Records
- - - -
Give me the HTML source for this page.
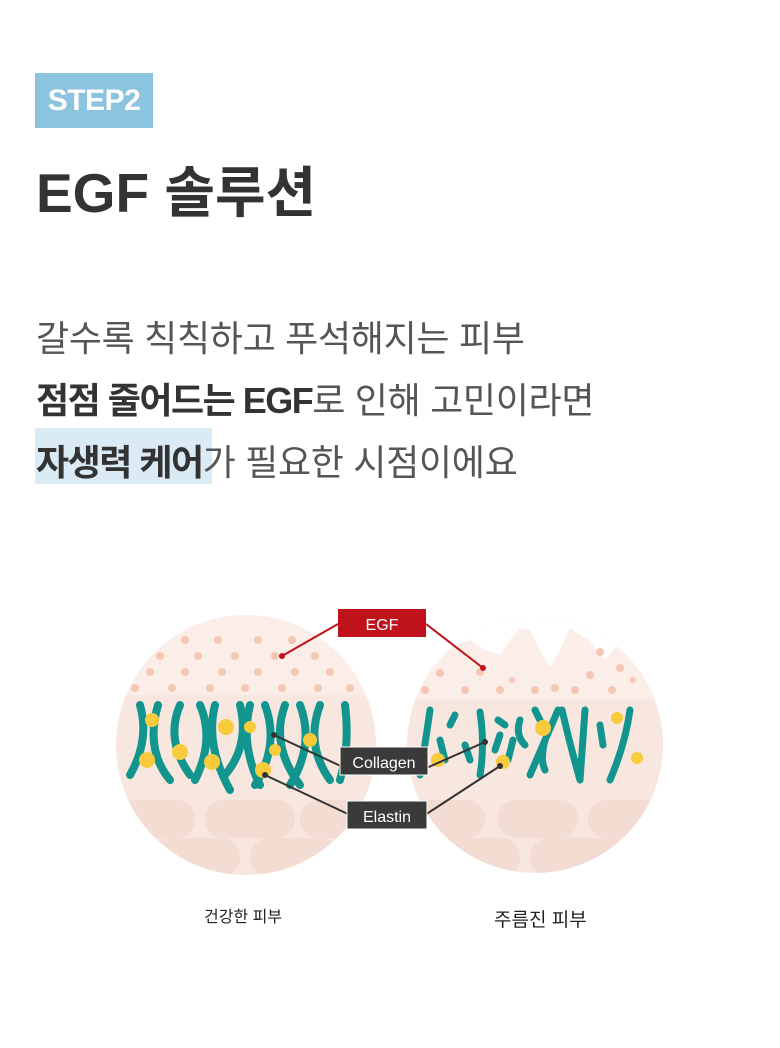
<!DOCTYPE html>
<html><head><meta charset="utf-8"><style>
body{margin:0;width:780px;height:1048px;background:#fff;position:relative;overflow:hidden;font-family:"Liberation Sans","Noto Sans CJK KR",sans-serif;color:#333}
.step{position:absolute;left:35px;top:73px;width:118px;height:55px;background:#8cc3de;color:#fff;font-weight:bold;font-size:30px;line-height:55px;text-align:center;letter-spacing:-0.5px}
h1{position:absolute;left:36px;top:148px;margin:0;font-size:55px;font-weight:bold;letter-spacing:0;color:#333}
.p{position:absolute;left:36px;font-size:36px;color:#555;letter-spacing:-0.3px;white-space:nowrap}
.hl{position:absolute;left:35px;top:428px;width:177px;height:56px;background:#dbebf6}
.cap{position:absolute;font-size:17px;color:#222}
</style></head><body>
<div class="step">STEP2</div>
<h1>EGF 솔루션</h1>
<div class="p" style="top:310px">갈수록 칙칙하고 푸석해지는 피부</div>
<div class="p" style="top:372px"><b style="color:#333;letter-spacing:-1.5px">점점 줄어드는 EGF</b>로 인해 고민이라면</div>
<div class="hl"></div>
<div class="p" style="top:434px"><b style="color:#333;letter-spacing:-1.5px">자생력 케어</b>가 필요한 시점이에요</div>
<svg style="position:absolute;left:0;top:0" width="780" height="1048">
<defs>
<clipPath id="cl"><circle cx="246" cy="745" r="130"/></clipPath>
<clipPath id="cr"><circle cx="535" cy="745" r="128"/></clipPath>
</defs>
<g clip-path="url(#cl)">
<rect x="110" y="610" width="280" height="270" fill="#f8e7df"/>
<rect x="110" y="610" width="280" height="85" fill="#fbeee8"/>
<g fill="#f6c6b4">
<circle cx="185" cy="640" r="4"/><circle cx="218" cy="640" r="4"/><circle cx="258" cy="640" r="4"/><circle cx="292" cy="640" r="4"/>
<circle cx="160" cy="656" r="4"/><circle cx="198" cy="656" r="4"/><circle cx="235" cy="656" r="4"/><circle cx="275" cy="656" r="4"/><circle cx="315" cy="656" r="4"/>
<circle cx="150" cy="672" r="4"/><circle cx="185" cy="672" r="4"/><circle cx="222" cy="672" r="4"/><circle cx="258" cy="672" r="4"/><circle cx="295" cy="672" r="4"/><circle cx="330" cy="672" r="4"/>
<circle cx="135" cy="688" r="4"/><circle cx="172" cy="688" r="4"/><circle cx="210" cy="688" r="4"/><circle cx="245" cy="688" r="4"/><circle cx="282" cy="688" r="4"/><circle cx="318" cy="688" r="4"/><circle cx="350" cy="688" r="4"/>
</g>
<g fill="#f3ddd3"><rect x="110" y="800" width="85" height="38" rx="18"/><rect x="205" y="800" width="90" height="38" rx="18"/><rect x="300" y="800" width="80" height="38" rx="18"/><rect x="150" y="838" width="90" height="38" rx="18"/><rect x="250" y="838" width="90" height="38" rx="18"/></g>
<g stroke="#13958f" stroke-width="8" fill="none" stroke-linecap="round">
<path d="M140 705 Q150 740 130 775"/><path d="M158 705 Q145 750 170 780"/><path d="M180 705 Q165 740 190 775"/><path d="M200 705 Q215 740 195 780"/><path d="M215 705 Q205 745 230 790"/><path d="M240 705 Q250 745 225 775"/><path d="M250 705 Q240 745 260 785"/><path d="M265 705 Q280 745 255 785"/><path d="M285 705 Q270 745 300 785"/><path d="M300 705 Q315 745 290 785"/><path d="M320 705 Q305 745 330 780"/><path d="M345 705 Q350 745 340 780"/>
</g>
<g fill="#f8cb3c"><circle cx="152" cy="720" r="7"/><circle cx="147" cy="760" r="8"/><circle cx="180" cy="752" r="8"/><circle cx="212" cy="762" r="8"/><circle cx="226" cy="727" r="8"/><circle cx="263" cy="770" r="8"/><circle cx="275" cy="750" r="6"/><circle cx="310" cy="740" r="7"/><circle cx="250" cy="727" r="6"/></g>
</g>
<g clip-path="url(#cr)">
<rect x="400" y="610" width="270" height="270" fill="#f8e7df"/>
<path d="M400 610 H670 V700 H400 Z" fill="#fbeee8"/>
<path d="M400 610 H670 V645 L650 640 L632 628 L622 640 L605 660 L588 640 L570 628 L560 650 L550 668 L540 650 L530 630 L520 628 L510 640 L500 655 L485 650 L470 640 L455 645 L400 650 Z" fill="#fff"/>
<g fill="#f6c6b4">
<circle cx="440" cy="673" r="4"/><circle cx="480" cy="672" r="4"/><circle cx="512" cy="680" r="3"/><circle cx="555" cy="688" r="4"/><circle cx="590" cy="675" r="4"/><circle cx="600" cy="652" r="4"/><circle cx="620" cy="668" r="4"/><circle cx="425" cy="690" r="4"/><circle cx="465" cy="690" r="4"/><circle cx="500" cy="690" r="4"/><circle cx="535" cy="690" r="4"/><circle cx="575" cy="690" r="4"/><circle cx="612" cy="690" r="4"/><circle cx="633" cy="680" r="3"/>
</g>
<g fill="#f3ddd3"><rect x="400" y="800" width="85" height="38" rx="18"/><rect x="498" y="800" width="80" height="38" rx="18"/><rect x="588" y="800" width="80" height="38" rx="18"/><rect x="430" y="838" width="90" height="38" rx="18"/><rect x="530" y="838" width="100" height="38" rx="18"/></g>
<g stroke="#13958f" stroke-width="7" fill="none" stroke-linecap="round">
<path d="M430 710 Q425 745 420 775"/><path d="M440 740 L445 760"/><path d="M455 715 L450 725"/><path d="M465 745 L470 760"/><path d="M480 712 Q485 745 480 775"/><path d="M500 735 L495 750"/><path d="M498 720 L505 725"/><path d="M513 740 L508 760"/><path d="M520 720 Q515 735 525 745"/><path d="M535 710 L540 720"/><path d="M545 740 Q540 760 545 770"/><path d="M558 710 Q545 740 530 775"/><path d="M562 710 Q570 745 580 780"/><path d="M585 710 L580 780"/><path d="M600 725 L603 745"/><path d="M630 710 Q625 745 610 780"/>
</g>
<g fill="#f8cb3c"><circle cx="543" cy="728" r="8"/><circle cx="617" cy="718" r="6"/><circle cx="637" cy="758" r="6"/><circle cx="503" cy="762" r="7"/><circle cx="438" cy="760" r="7"/></g>
</g>
<g stroke="#c0121b" stroke-width="2" fill="none"><path d="M282 656 L338 624"/><path d="M426 624 L483 668"/></g>
<g fill="#c0121b"><circle cx="282" cy="656" r="3"/><circle cx="483" cy="668" r="3"/></g>
<rect x="338" y="609" width="88" height="28" fill="#c0121b"/>
<text x="382" y="630" fill="#fff" font-size="16" text-anchor="middle" font-family="Liberation Sans">EGF</text>
<g stroke="#333" stroke-width="2" fill="none"><path d="M274 735 L345 768"/><path d="M265 775 L350 815"/><path d="M422 770 L485 742"/><path d="M425 815 L500 766"/></g>
<g fill="#333"><circle cx="274" cy="735" r="3"/><circle cx="265" cy="775" r="3"/><circle cx="485" cy="742" r="3"/><circle cx="500" cy="766" r="3"/></g>
<rect x="340" y="747" width="88" height="28" fill="#3a3a3a" stroke="#fff"/>
<text x="384" y="768" fill="#fff" font-size="16" text-anchor="middle" font-family="Liberation Sans">Collagen</text>
<rect x="347" y="801" width="80" height="28" fill="#3a3a3a" stroke="#fff"/>
<text x="387" y="822" fill="#fff" font-size="16" text-anchor="middle" font-family="Liberation Sans">Elastin</text>
</svg>
<div class="cap" style="left:204px;top:903px;font-size:16px">건강한 피부</div>
<div class="cap" style="left:494px;top:905px;font-size:19px">주름진 피부</div>
</body></html>
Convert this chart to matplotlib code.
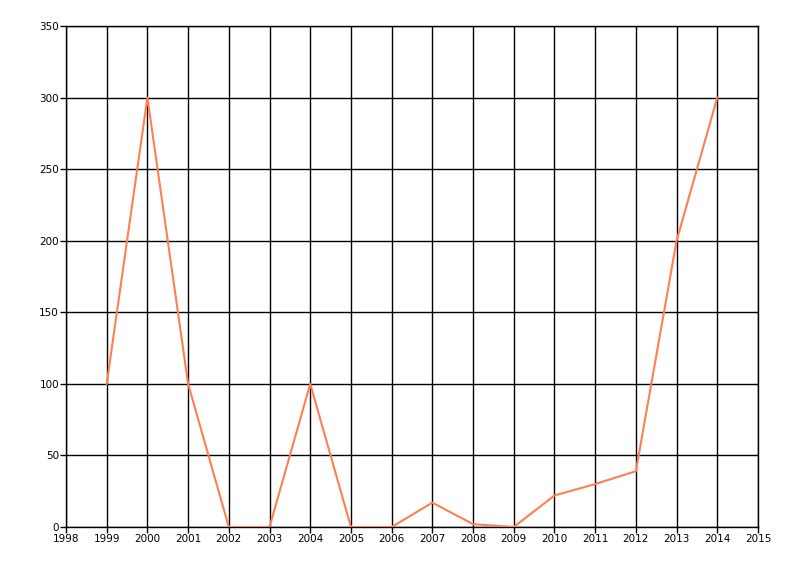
import matplotlib
matplotlib.use("Agg")
import matplotlib.pyplot as plt

years = [1999, 2000, 2001, 2002, 2003, 2004, 2005, 2006, 2007, 2008, 2009, 2010, 2011, 2012, 2013, 2014]
values = [100, 300, 100, 0, 0, 100, 0, 0, 17, 2, 0, 22, 30, 39, 200, 300]
x_ticks = list(range(1998, 2016))
y_ticks = list(range(0, 351, 50))

fig = plt.figure(figsize=(8, 5.76), dpi=100)
ax = fig.add_axes([66 / 800, 49 / 576, 692 / 800, 501 / 576])

ax.plot(years, values, color="#FF7F50", linewidth=1.5, zorder=3)

ax.set_xlim(1998, 2015)
ax.set_ylim(0, 350)
ax.set_xticks(x_ticks)
ax.set_yticks(y_ticks)
ax.tick_params(axis="both", labelsize=7.5, length=4, width=1, color="black", pad=1)
ax.grid(True, color="black", linewidth=1)
ax.set_axisbelow(True)
for s in ax.spines.values():
    s.set_color("black")
    s.set_linewidth(1)

fig.savefig("out.png", dpi=100)
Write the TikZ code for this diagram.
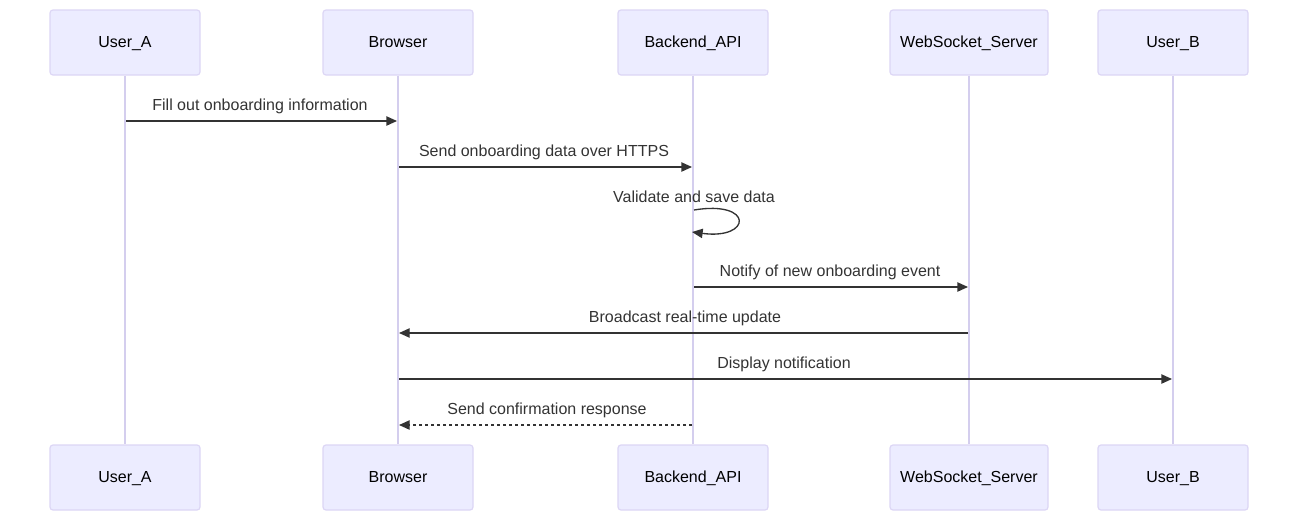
\documentclass[tikz,border=0pt]{standalone}
\usepackage{fontspec}
\setmainfont{Liberation Sans}
\usetikzlibrary{arrows.meta,calc}
\definecolor{actfill}{HTML}{ECECFF}
\definecolor{actborder}{HTML}{DCD6F5}
\definecolor{lifeln}{HTML}{D4CEEE}
\definecolor{msgcol}{HTML}{333333}
\begin{document}
\begin{tikzpicture}[x=0.75pt,y=-0.75pt,
  actor/.style={draw=actborder,fill=actfill,line width=0.9pt,rounded corners=2.2pt,
    minimum width=112.5pt,minimum height=48.75pt,inner sep=0pt,
    text height=10pt,text depth=2.6pt,
    font=\fontsize{12}{14}\selectfont,text=black},
  wideactor/.style={actor,minimum width=118.5pt},
  life/.style={draw=lifeln,line width=1.2pt},
  msg/.style={draw=msgcol,line width=1pt,-{Triangle[length=8pt,width=7pt]}},
  dmsg/.style={msg,dash pattern=on 2.25pt off 2.25pt},
  lbl/.style={font=\fontsize{12}{14}\selectfont,text=msgcol,inner sep=0pt,
    text height=8.6pt,text depth=2.6pt}]
\useasboundingbox (0,0) rectangle (1298,521);
% top actors
\node[actor] (ua) at (125,42.5) {User\_A};
\node[actor] (br) at (398,42.5) {Browser};
\node[actor] (ba) at (693,42.5) {Backend\_API};
\node[wideactor] (ws) at (969,42.5) {WebSocket\_Server};
\node[actor] (ub) at (1173,42.5) {User\_B};
% bottom actors
\node[actor] (ua2) at (125,477.5) {User\_A};
\node[actor] (br2) at (398,477.5) {Browser};
\node[actor] (ba2) at (693,477.5) {Backend\_API};
\node[wideactor] (ws2) at (969,477.5) {WebSocket\_Server};
\node[actor] (ub2) at (1173,477.5) {User\_B};
% lifelines
\foreach \a in {ua,br,ba,ws,ub}{
  \draw[life] (\a.south) -- (\a2.north);
}
% message rows
\coordinate (m1) at (0,121);
\coordinate (m2) at (0,167);
\coordinate (m3) at (0,210);
\coordinate (m4) at (0,287);
\coordinate (m5) at (0,333);
\coordinate (m6) at (0,379);
\coordinate (m7) at (0,425);
% messages
\draw[msg] ($(ua.south |- m1)+(1,0)$) -- ($(br.south |- m1)+(-1,0)$);
\node[lbl] (l1) at (260,106) {Fill out onboarding information};
\draw[msg] ($(br.south |- m2)+(1,0)$) -- ($(ba.south |- m2)+(-1,0)$);
\node[lbl] (l2) at (544,152) {Send onboarding data over HTTPS};
\draw[msg] ($(ba.south |- m3)+(1,0)$) .. controls +(60,-10) and +(60,8) .. ($(ba.south |- m3)+(-1,22)$);
\node[lbl] (l3) at (694,198) {Validate and save data};
\draw[msg] ($(ba.south |- m4)+(1,0)$) -- ($(ws.south |- m4)+(-1,0)$);
\node[lbl] (l4) at (830,272) {Notify of new onboarding event};
\draw[msg] ($(ws.south |- m5)+(-1,0)$) -- ($(br.south |- m5)+(1,0)$);
\node[lbl] (l5) at (685,318) {Broadcast real-time update};
\draw[msg] ($(br.south |- m6)+(1,0)$) -- ($(ub.south |- m6)+(-1,0)$);
\node[lbl] (l6) at (784,364) {Display notification};
\draw[dmsg] ($(ba.south |- m7)+(-1,0)$) -- ($(br.south |- m7)+(1,0)$);
\node[lbl] (l7) at (547,410) {Send confirmation response};
\end{tikzpicture}
\end{document}
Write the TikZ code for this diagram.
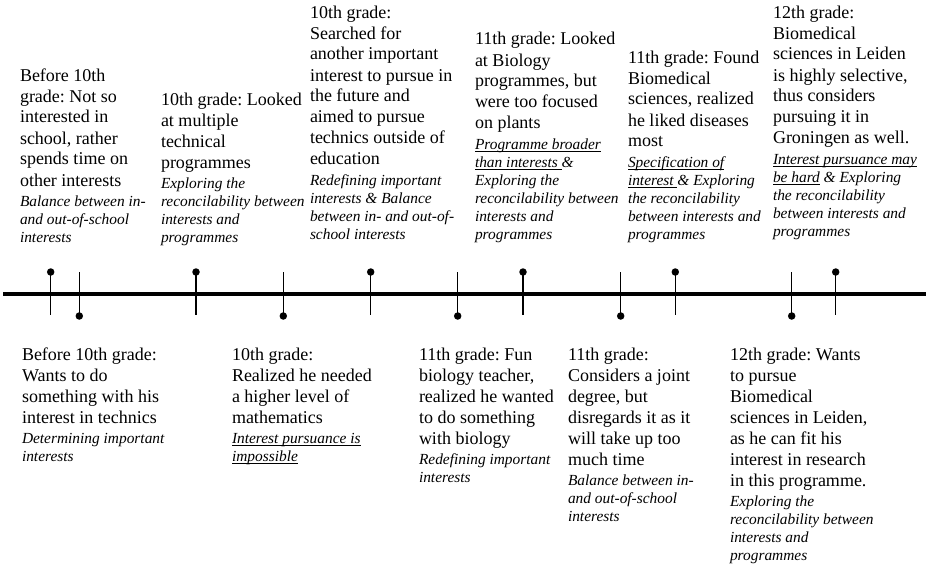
\documentclass[tikz,border=0pt]{standalone}
\usepackage{fontspec}
\setmainfont{Liberation Serif}
\frenchspacing
\newcommand\ulx[1]{\leavevmode\setbox0\hbox{#1}\rlap{\rule[-2.6pt]{\wd0}{0.75pt}}\box0\relax}
\newcommand\evblock[2]{\parbox[t]{220pt}{\raggedright\frenchspacing\fontsize{18}{21}\selectfont #1\par\vspace{2.5pt}\fontsize{15.4}{18}\selectfont\itshape #2\par}}
\tikzset{
  evt/.style={anchor=base west, inner sep=0pt, outer sep=0pt},
  dot/.style={circle, fill=black, inner sep=0pt, minimum size=7.5pt},
  tickline/.style={line width=1.3pt},
  axisline/.style={line width=3.3pt}
}
\begin{document}
\begin{tikzpicture}[x=1pt,y=-1pt]
\useasboundingbox (0,0) rectangle (930,570);
% axis
\coordinate (axL) at (3,294);
\coordinate (axR) at (926,294);
\draw[axisline] (axL) -- (axR);
% ticks with dot on top
\foreach \n/\x in {u1/50.7,u2/196,u3/370.7,u4/523,u5/675.3,u6/835.7}{
  \node[dot] (\n) at (\x,272) {};
  \coordinate (\n e) at (\x,315);
  \draw[tickline] (\n.center) -- (\n e);
}
% ticks with dot at bottom
\foreach \n/\x in {l1/79.3,l2/283.3,l3/457.7,l4/620.7,l5/791.7}{
  \node[dot] (\n) at (\x,316) {};
  \coordinate (\n e) at (\x,272);
  \draw[tickline] (\n.center) -- (\n e);
}
% upper texts
\node[evt] (tu1) at (20,81) {\evblock{Before 10th\\grade: Not so\\interested in\\school, rather\\spends time on\\other interests}{Balance between in-\\and out-of-school\\interests}};
\node[evt] (tu2) at (161,105) {\evblock{10th grade: Looked\\at multiple\\technical\\programmes}{Exploring the\\reconcilability between\\interests and\\programmes}};
\node[evt] (tu3) at (310,18) {\evblock{10th grade:\\Searched for\\another important\\interest to pursue in\\the future and\\aimed to pursue\\technics outside of\\education}{Redefining important\\interests \& Balance\\between in- and out-of-\\school interests}};
\node[evt] (tu4) at (475,45) {\evblock{11th grade: Looked\\at Biology\\programmes, but\\were too focused\\on plants}{\ulx{Programme broader}\\\ulx{than interests }\&\\Exploring the\\reconcilability between\\interests and\\programmes}};
\node[evt] (tu5) at (628,63) {\evblock{11th grade: Found\\Biomedical\\sciences, realized\\he liked diseases\\most}{\ulx{Specification of}\\\ulx{interest }\& Exploring\\the reconcilability\\between interests and\\programmes}};
\node[evt] (tu6) at (773,18) {\evblock{12th grade:\\Biomedical\\sciences in Leiden\\is highly selective,\\thus considers\\pursuing it in\\Groningen as well.}{\ulx{Interest pursuance may}\\\ulx{be hard} \& Exploring\\the reconcilability\\between interests and\\programmes}};
% lower texts
\node[evt] (tl1) at (22,360) {\evblock{Before 10th grade:\\Wants to do\\something with his\\interest in technics}{Determining important\\interests}};
\node[evt] (tl2) at (232,360) {\evblock{10th grade:\\Realized he needed\\a higher level of\\mathematics}{\ulx{Interest pursuance is}\\\ulx{impossible}}};
\node[evt] (tl3) at (419,360) {\evblock{11th grade: Fun\\biology teacher,\\realized he wanted\\to do something\\with biology}{Redefining important\\interests}};
\node[evt] (tl4) at (568,360) {\evblock{11th grade:\\Considers a joint\\degree, but\\disregards it as it\\will take up too\\much time}{Balance between in-\\and out-of-school\\interests}};
\node[evt] (tl5) at (730,360) {\evblock{12th grade: Wants\\to pursue\\Biomedical\\sciences in Leiden,\\as he can fit his\\interest in research\\in this programme.}{Exploring the\\reconcilability between\\interests and\\programmes}};
\end{tikzpicture}
\end{document}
- - - -
§ The request:
Up in the listing, locate the line with "Convert this chart to matplotlib code."; print it and every line after it down to the line with "import matplotlib.pyplot as plt", which is included too. Skip the pictures.

§ Solution to this exercise:
Convert this chart to matplotlib code.
import matplotlib
matplotlib.use("Agg")
import matplotlib.pyplot as plt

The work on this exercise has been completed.